Elaborate styling that superficially resembles an SLR, a metal weight in the base to conceal the all-plastic construction, and (typically) a battery-driven film advance (sometimes labeled as "Full Motor Drive") - all distract the buyer from noticing that these are basically trashcams. They have fixed focus, poor-quality "optical" lenses; and while the aperture may be adjusted from (nominally) f/6.3 to f/16, there is a single, non-adjustable shutter speed. The apparently large lens diameter is mostly a dummy clear plastic cover; the actual optics are much smaller and recessed into the plastic barrel.

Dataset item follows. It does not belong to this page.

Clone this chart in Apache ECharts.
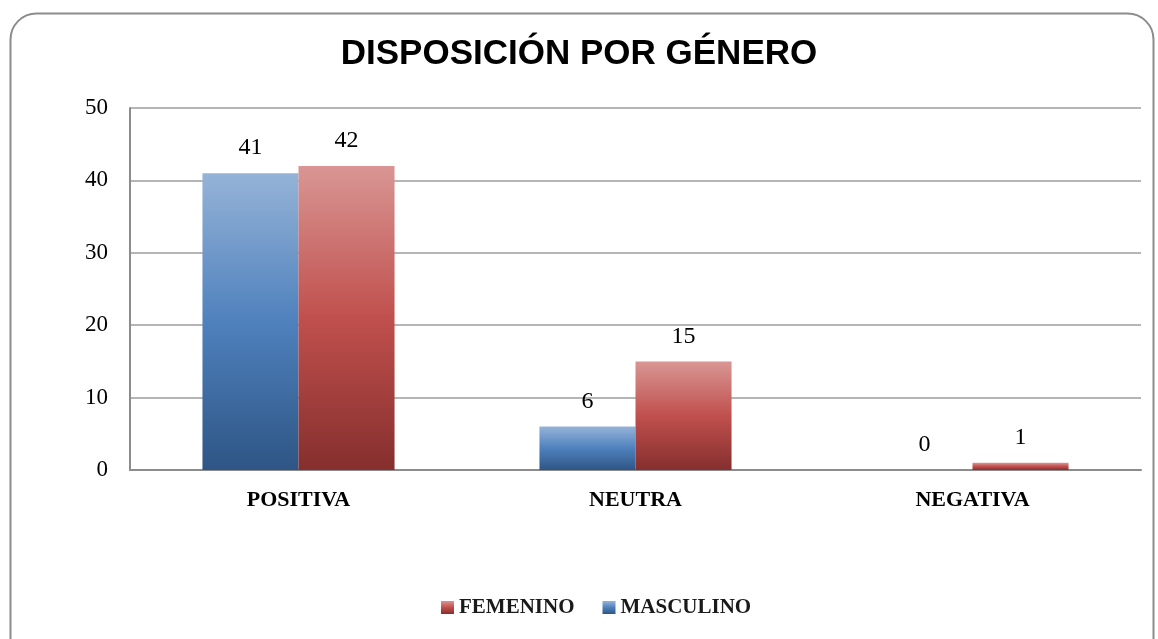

Most shameless is the variety of names under which the camera is sold. "Olympia" is intended to sound vaguely like Olympus; "Nikai" or "Nokina" like Nikon; and several are sold as flat-out counterfeit Canon (or "Canomatic") models—right down to the font used for the Canon name. "Akira", "Minotar", "Panasound", and other names have also been seen.
An oddity of many of these models is the inclusion of a brilliant finder within the top housing (where a real SLR would have a pentaprism). As there is no focusing adjustment possible, this is mostly a stylistic flourish; recent models seem to omit it. The camera kit may also include a separate "potato masher"-styled electronic flash: Impressive-looking, but equally shoddy in its construction.